PLACE PUBLIQUE > Il y a donc un risque de ghettoïsation dans certains quartiers ?

GUY POTIN >
Il faut lutter en permanence contre ce risque. Nous travaillons aussi sur des programmes de renouvellement urbain. Il ne s’agit pas de détruire systématiquement les logements, mais plutôt de requalifier l’ensemble du quartier, par l’adjonction de nouvelles constructions, de nouvelles activités et services. Le meilleur exemple de cette transformation dans la durée, c’est le quartier de Cleunay!

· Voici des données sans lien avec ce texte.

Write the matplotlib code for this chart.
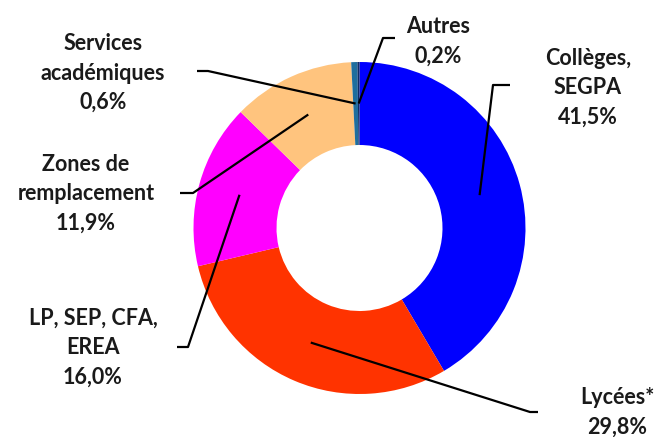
import numpy as np
import matplotlib
matplotlib.use("Agg")
import matplotlib.pyplot as plt

labels = ["Collèges,\nSEGPA", "Lycées*", "LP, SEP, CFA,\nEREA",
          "Zones de\nremplacement", "Services\nacadémiques", "Autres"]
values = [41.5, 29.8, 16.0, 11.9, 0.6, 0.2]
colors = ["#0000FF", "#FF3300", "#FF00FF", "#FFC47E", "#1F6E9E", "#0D2B66"]

# layout of the callouts (figure pixels, y from top): elbow, end of line, text centre
elbows = [(493, 85), (530, 412), (188, 347), (193, 193), (208, 71), (383, 38)]
ends = [(510, 85), (538, 412), (177, 347), (180, 193), (197, 71), (395, 38)]
text_pos = [(588, 88), (617, 412), (93, 348), (86, 194), (103, 73), (438, 41)]

W, H = 658, 437
fig = plt.figure(figsize=(W / 100, H / 100), dpi=100)
ax = fig.add_axes([0, 0, 1, 1])

cx, cy, R = 359.5, H - 228, 166
wedges, _ = ax.pie(values, colors=colors, startangle=90, counterclock=False,
                   center=(cx, cy), radius=R,
                   wedgeprops=dict(width=R * 0.5, linewidth=0))

ax.set_xlim(0, W)
ax.set_ylim(0, H)
ax.set_aspect("equal")
ax.axis("off")

for w, lab, v, el, en, tp in zip(wedges, labels, values, elbows, ends, text_pos):
    ang = np.deg2rad((w.theta1 + w.theta2) / 2)
    ax_, ay_ = cx + 0.75 * R * np.cos(ang), cy + 0.75 * R * np.sin(ang)
    ax.plot([ax_, el[0], en[0]], [ay_, H - el[1], H - en[1]],
            color="black", lw=1.6, solid_capstyle="butt")
    txt = f"{lab}\n{v:.1f}%".replace(".", ",")
    ax.text(tp[0], H - tp[1], txt, ha="center", va="center",
            fontsize=15.5, fontweight="bold", family="Lato",
            color="#1a1a1a", linespacing=1.5)

fig.savefig("out.png", dpi=100)
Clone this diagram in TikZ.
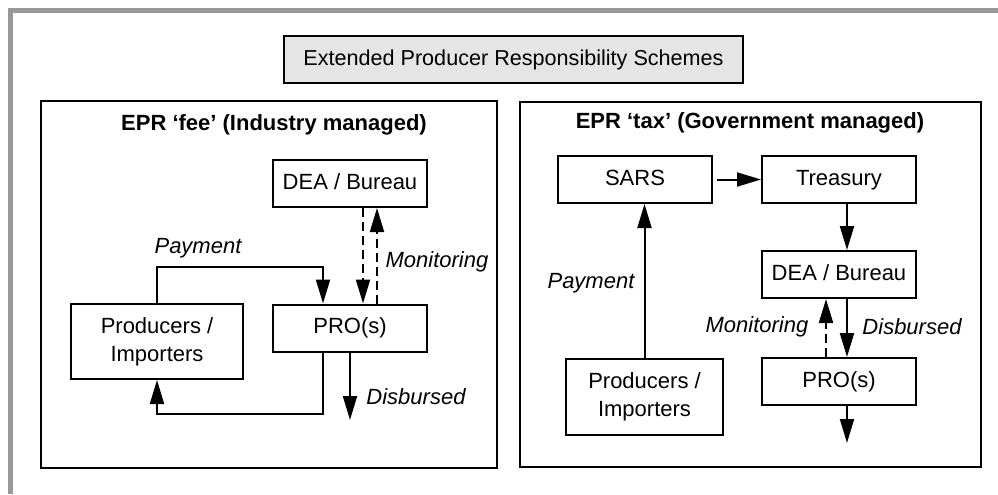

PLACE PUBLIQUE > Certains observateurs critiquent les regroupements ethniques dans le logement social, notamment au sein de la communauté turque. Qu’en estil réellement ?

GUY POTIN >
Il existe un comité consultatif des rennais d’origine étrangère. Lors de notre première réunion, la discussion s’est focalisée sur deux sujets : le logement et l’école. Concernant le logement, deux critiques contradictoires ont été exprimées: selon certains, les opérateurs du logement locatif auraient tendance à regrouper les personnes d’origine étrangère dans certains immeubles; selon d’autres, la ville interdirait au contraire les regroupements communautaires. Il est intéressant de savoir qui disait quoi : la première affirmation émanait des représentants des communautés étrangères eux-mêmes, et la seconde était portée par les associations militantes. C’est la preuve qu’on est davantage dans le domaine du fantasme que de la réalité. De fait, cette problématique est peu présente à Rennes, hormis, c’est vrai, pour la communauté turque. Notre politique est clairement fondée sur la mixité, et nous sommes donc opposés aux regroupements. C’est un choix assumé. Mais cela renvoie aussi aux questions précédentes sur les capacités contributives des locataires, qui conditionnent l’accès à certains types de logement.